====== Provided data

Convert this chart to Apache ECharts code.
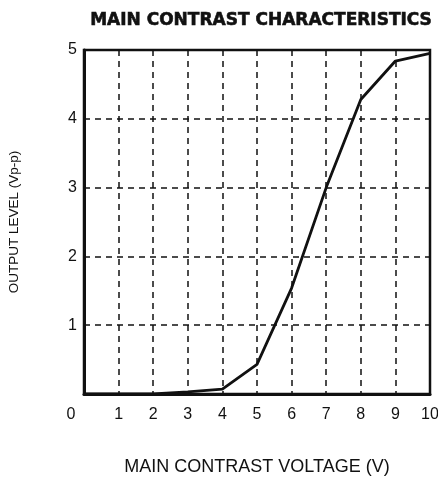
<!DOCTYPE html>
<html>
<head>
<meta charset="utf-8">
<script src="https://cdn.jsdelivr.net/npm/echarts@6/dist/echarts.min.js"></script>
<style>html,body{margin:0;padding:0;background:#fff}#c{width:438px;height:477px}</style>
</head>
<body>
<div id="c"></div>
<script>
const titleText = "MAIN CONTRAST CHARACTERISTICS";
const xName = "MAIN CONTRAST VOLTAGE (V)";
const yName = "OUTPUT LEVEL (Vp-p)";
const voltage = [0, 1, 2, 3, 4, 5, 6, 7, 8, 9, 10];
const outputLevel = [0, 0, 0, 0.03, 0.07, 0.43, 1.54, 3.0, 4.28, 4.84, 4.95];

const chart = echarts.init(document.getElementById('c'), null, {renderer: 'canvas'});
const ink = '#111';
const font = '"Liberation Sans", Arial, sans-serif';
chart.setOption({
  animation: false,
  backgroundColor: '#fff',
  title: {
    text: titleText, left: 256, top: 7, textAlign: 'center',
    textStyle: {fontFamily: '"DejaVu Sans", sans-serif', fontSize: 17, fontWeight: 'bold', color: ink,
      textBorderColor: ink, textBorderWidth: 0.6}
  },
  grid: {left: 84, right: 8, top: 50, bottom: 83, show: true, borderColor: ink, borderWidth: 2.5,
    containLabel: false, outerBoundsMode: 'none'},
  xAxis: {
    type: 'value', min: 0, max: 10, interval: 1,
    name: xName, nameLocation: 'middle', nameGap: 64,
    nameTextStyle: {fontFamily: font, fontSize: 18, color: ink},
    axisLine: {show: true, onZero: false, lineStyle: {color: ink, width: 3}},
    axisTick: {show: false},
    axisLabel: {fontFamily: font, fontSize: 16, color: ink, margin: 13,
      formatter: v => v === 0 ? '{z|0}' : String(v),
      rich: {z: {fontFamily: font, fontSize: 16, color: ink, padding: [0, 26, 0, 0]}}},
    splitLine: {show: true, lineStyle: {color: ink, width: 1.5, type: [6, 5]}}
  },
  yAxis: {
    type: 'value', min: 0, max: 5, interval: 1,
    name: yName, nameLocation: 'middle', nameGap: 63,
    nameTextStyle: {fontFamily: font, fontSize: 13.5, color: ink},
    axisLine: {show: true, onZero: false, lineStyle: {color: ink, width: 3}},
    axisTick: {show: false},
    axisLabel: {fontFamily: font, fontSize: 16, color: ink, margin: 7,
      formatter: v => v === 0 ? '' : String(v)},
    splitLine: {show: true, lineStyle: {color: ink, width: 1.5, type: [6, 5]}}
  },
  series: [{
    type: 'line',
    data: voltage.map((v, i) => [v, outputLevel[i]]),
    showSymbol: false, symbol: 'none',
    lineStyle: {color: ink, width: 2.8},
    z: 5
  }]
});
</script>
</body>
</html>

============

What is asked: Give again, word for word, every line from the top of the data above to the line holding "4.28, 4.84, 4.95];", inclusive, with the pictures left out.

Exercise response:
Convert this chart to Apache ECharts code.
<!DOCTYPE html>
<html>
<head>
<meta charset="utf-8">
<script src="https://cdn.jsdelivr.net/npm/echarts@6/dist/echarts.min.js"></script>
<style>html,body{margin:0;padding:0;background:#fff}#c{width:438px;height:477px}</style>
</head>
<body>
<div id="c"></div>
<script>
const titleText = "MAIN CONTRAST CHARACTERISTICS";
const xName = "MAIN CONTRAST VOLTAGE (V)";
const yName = "OUTPUT LEVEL (Vp-p)";
const voltage = [0, 1, 2, 3, 4, 5, 6, 7, 8, 9, 10];
const outputLevel = [0, 0, 0, 0.03, 0.07, 0.43, 1.54, 3.0, 4.28, 4.84, 4.95];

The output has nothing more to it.